[START INFORMATION SUPPLIED]

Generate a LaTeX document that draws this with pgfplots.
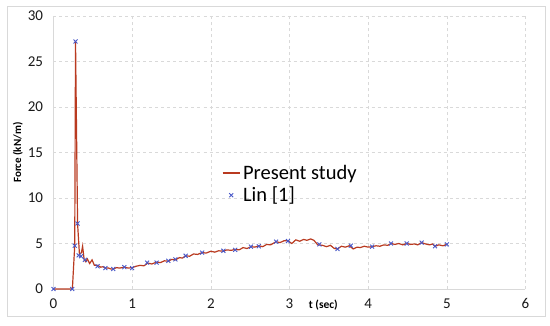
\documentclass[border=0pt]{standalone}
\usepackage{fontspec}
\setmainfont{Carlito}
\usepackage{pgfplots}
\pgfplotsset{compat=1.18}
\definecolor{lineR}{RGB}{185,58,32}
\definecolor{markB}{RGB}{72,88,200}
\definecolor{gridc}{RGB}{217,217,217}
\begin{document}
\begin{tikzpicture}
\useasboundingbox (0,0) rectangle (550pt,325pt);
\draw[gridc, line width=0.8pt] (7pt,9pt) rectangle (545pt,319pt);
\begin{axis}[
  at={(53.5pt,36pt)}, anchor=south west,
  scale only axis, width=472pt, height=273pt,
  xmin=0, xmax=6, ymin=0, ymax=30,
  xtick={0,1,2,3,4,5,6}, ytick={0,5,10,15,20,25,30},
  axis x line*=bottom, axis y line*=left,
  axis line style={gridc, line width=0.8pt, -},
  major tick length=0pt,
  grid=major,
  grid style={gridc, dashed, line width=0.6pt},
  /pgf/number format/assume math mode=true,
  tick label style={font=\fontsize{15}{17}\selectfont, text=black!90},
  xticklabel style={yshift=-6pt},
  yticklabel style={xshift=-7pt},
  legend style={at={(axis cs:2.1,11.5)}, anchor=west, draw=none, fill=none,
    font=\fontsize{20.5}{23}\selectfont, row sep=2pt},
  legend cell align=left,
  clip=false,
]
\addplot[lineR, line width=1.2pt,
  legend image code/.code={\draw[lineR, line width=1.6pt] (0cm,0cm) -- (0.62cm,0cm);}] coordinates {
(0,0) (0.24,0) (0.27,4.8) (0.28,27.2) (0.306,7.2) (0.33,3.8) (0.355,4.0) (0.37,4.7) (0.39,3.2)
(0.41,3.0) (0.43,3.3) (0.46,2.8) (0.49,3.2) (0.52,2.6) (0.56,2.6) (0.60,2.4) (0.63,2.45)
(0.66,2.3) (0.70,2.3) (0.73,2.2) (0.76,2.2) (0.80,2.35) (0.84,2.3) (0.9,2.4) (0.95,2.3)
(1.0,2.35) (1.05,2.5) (1.1,2.6) (1.15,2.55) (1.2,2.85) (1.25,2.75) (1.31,2.95) (1.36,2.9)
(1.41,3.1) (1.46,3.05) (1.5,3.25) (1.55,3.2) (1.6,3.45) (1.64,3.4) (1.68,3.65) (1.73,3.6)
(1.78,3.85) (1.83,3.8) (1.89,4.0) (1.94,3.95) (2.0,4.15) (2.05,4.05) (2.1,4.2) (2.16,4.15)
(2.2,4.3) (2.26,4.25) (2.31,4.35) (2.36,4.3) (2.41,4.55) (2.46,4.45) (2.51,4.65) (2.56,4.6)
(2.61,4.75) (2.66,4.65) (2.71,4.9) (2.76,4.85) (2.83,5.2) (2.88,5.1) (2.93,5.3) (2.98,5.3)
(3.03,5.0) (3.08,5.4) (3.13,5.25) (3.18,5.45) (3.22,5.35) (3.27,5.5) (3.31,5.35) (3.36,4.85)
(3.42,4.8) (3.47,4.65) (3.52,4.8) (3.57,4.45) (3.61,4.4) (3.66,4.7) (3.71,4.6) (3.76,4.75)
(3.81,4.4) (3.86,4.6) (3.9,4.55) (3.95,4.7) (4.0,4.6) (4.05,4.65) (4.1,4.75) (4.15,4.7)
(4.2,4.85) (4.25,4.8) (4.29,5.0) (4.34,4.9) (4.39,5.0) (4.44,4.85) (4.49,5.0) (4.54,4.9)
(4.59,4.95) (4.63,4.85) (4.68,5.1) (4.73,4.95) (4.78,4.85) (4.82,4.95) (4.85,4.7) (4.9,4.85)
(4.95,4.75) (5.0,4.9)
};
\addlegendentry{Present study}
\addplot[only marks, mark=x, mark size=2.8pt, markB, line width=0.9pt] coordinates {
(0,0) (0.238,0) (0.27,4.76) (0.28,27.2) (0.306,7.2) (0.32,3.7) (0.35,3.6) (0.40,3.2)
(0.56,2.5) (0.66,2.3) (0.76,2.2) (0.90,2.4) (1.0,2.3) (1.19,2.9) (1.31,2.9) (1.46,3.1)
(1.55,3.25) (1.68,3.65) (1.89,4.0) (2.16,4.2) (2.31,4.3) (2.51,4.65) (2.61,4.7) (2.83,5.2)
(2.98,5.27) (3.38,4.9) (3.61,4.4) (3.78,4.76) (4.05,4.65) (4.29,5.0) (4.49,5.0) (4.68,5.1)
(4.85,4.7) (5.0,4.9)
};
\addlegendentry{Lin [1]}
\node[font=\bfseries\fontsize{11.5}{13}\selectfont, anchor=center] at ([yshift=-16pt]axis cs:3.43,0) {t (sec)};
\node[font=\bfseries\fontsize{11}{13}\selectfont, rotate=90, anchor=center] at ([xshift=-35.5pt]axis cs:0,15) {Force (kN/m)};
\end{axis}
\end{tikzpicture}
\end{document}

[END INFORMATION SUPPLIED]

* TASK DETAILS
Quote the full listing above word for word; exclude every picture from the copy.

* COMPLETED EXERCISE
Generate a LaTeX document that draws this with pgfplots.
\documentclass[border=0pt]{standalone}
\usepackage{fontspec}
\setmainfont{Carlito}
\usepackage{pgfplots}
\pgfplotsset{compat=1.18}
\definecolor{lineR}{RGB}{185,58,32}
\definecolor{markB}{RGB}{72,88,200}
\definecolor{gridc}{RGB}{217,217,217}
\begin{document}
\begin{tikzpicture}
\useasboundingbox (0,0) rectangle (550pt,325pt);
\draw[gridc, line width=0.8pt] (7pt,9pt) rectangle (545pt,319pt);
\begin{axis}[
  at={(53.5pt,36pt)}, anchor=south west,
  scale only axis, width=472pt, height=273pt,
  xmin=0, xmax=6, ymin=0, ymax=30,
  xtick={0,1,2,3,4,5,6}, ytick={0,5,10,15,20,25,30},
  axis x line*=bottom, axis y line*=left,
  axis line style={gridc, line width=0.8pt, -},
  major tick length=0pt,
  grid=major,
  grid style={gridc, dashed, line width=0.6pt},
  /pgf/number format/assume math mode=true,
  tick label style={font=\fontsize{15}{17}\selectfont, text=black!90},
  xticklabel style={yshift=-6pt},
  yticklabel style={xshift=-7pt},
  legend style={at={(axis cs:2.1,11.5)}, anchor=west, draw=none, fill=none,
    font=\fontsize{20.5}{23}\selectfont, row sep=2pt},
  legend cell align=left,
  clip=false,
]
\addplot[lineR, line width=1.2pt,
  legend image code/.code={\draw[lineR, line width=1.6pt] (0cm,0cm) -- (0.62cm,0cm);}] coordinates {
(0,0) (0.24,0) (0.27,4.8) (0.28,27.2) (0.306,7.2) (0.33,3.8) (0.355,4.0) (0.37,4.7) (0.39,3.2)
(0.41,3.0) (0.43,3.3) (0.46,2.8) (0.49,3.2) (0.52,2.6) (0.56,2.6) (0.60,2.4) (0.63,2.45)
(0.66,2.3) (0.70,2.3) (0.73,2.2) (0.76,2.2) (0.80,2.35) (0.84,2.3) (0.9,2.4) (0.95,2.3)
(1.0,2.35) (1.05,2.5) (1.1,2.6) (1.15,2.55) (1.2,2.85) (1.25,2.75) (1.31,2.95) (1.36,2.9)
(1.41,3.1) (1.46,3.05) (1.5,3.25) (1.55,3.2) (1.6,3.45) (1.64,3.4) (1.68,3.65) (1.73,3.6)
(1.78,3.85) (1.83,3.8) (1.89,4.0) (1.94,3.95) (2.0,4.15) (2.05,4.05) (2.1,4.2) (2.16,4.15)
(2.2,4.3) (2.26,4.25) (2.31,4.35) (2.36,4.3) (2.41,4.55) (2.46,4.45) (2.51,4.65) (2.56,4.6)
(2.61,4.75) (2.66,4.65) (2.71,4.9) (2.76,4.85) (2.83,5.2) (2.88,5.1) (2.93,5.3) (2.98,5.3)
(3.03,5.0) (3.08,5.4) (3.13,5.25) (3.18,5.45) (3.22,5.35) (3.27,5.5) (3.31,5.35) (3.36,4.85)
(3.42,4.8) (3.47,4.65) (3.52,4.8) (3.57,4.45) (3.61,4.4) (3.66,4.7) (3.71,4.6) (3.76,4.75)
(3.81,4.4) (3.86,4.6) (3.9,4.55) (3.95,4.7) (4.0,4.6) (4.05,4.65) (4.1,4.75) (4.15,4.7)
(4.2,4.85) (4.25,4.8) (4.29,5.0) (4.34,4.9) (4.39,5.0) (4.44,4.85) (4.49,5.0) (4.54,4.9)
(4.59,4.95) (4.63,4.85) (4.68,5.1) (4.73,4.95) (4.78,4.85) (4.82,4.95) (4.85,4.7) (4.9,4.85)
(4.95,4.75) (5.0,4.9)
};
\addlegendentry{Present study}
\addplot[only marks, mark=x, mark size=2.8pt, markB, line width=0.9pt] coordinates {
(0,0) (0.238,0) (0.27,4.76) (0.28,27.2) (0.306,7.2) (0.32,3.7) (0.35,3.6) (0.40,3.2)
(0.56,2.5) (0.66,2.3) (0.76,2.2) (0.90,2.4) (1.0,2.3) (1.19,2.9) (1.31,2.9) (1.46,3.1)
(1.55,3.25) (1.68,3.65) (1.89,4.0) (2.16,4.2) (2.31,4.3) (2.51,4.65) (2.61,4.7) (2.83,5.2)
(2.98,5.27) (3.38,4.9) (3.61,4.4) (3.78,4.76) (4.05,4.65) (4.29,5.0) (4.49,5.0) (4.68,5.1)
(4.85,4.7) (5.0,4.9)
};
\addlegendentry{Lin [1]}
\node[font=\bfseries\fontsize{11.5}{13}\selectfont, anchor=center] at ([yshift=-16pt]axis cs:3.43,0) {t (sec)};
\node[font=\bfseries\fontsize{11}{13}\selectfont, rotate=90, anchor=center] at ([xshift=-35.5pt]axis cs:0,15) {Force (kN/m)};
\end{axis}
\end{tikzpicture}
\end{document}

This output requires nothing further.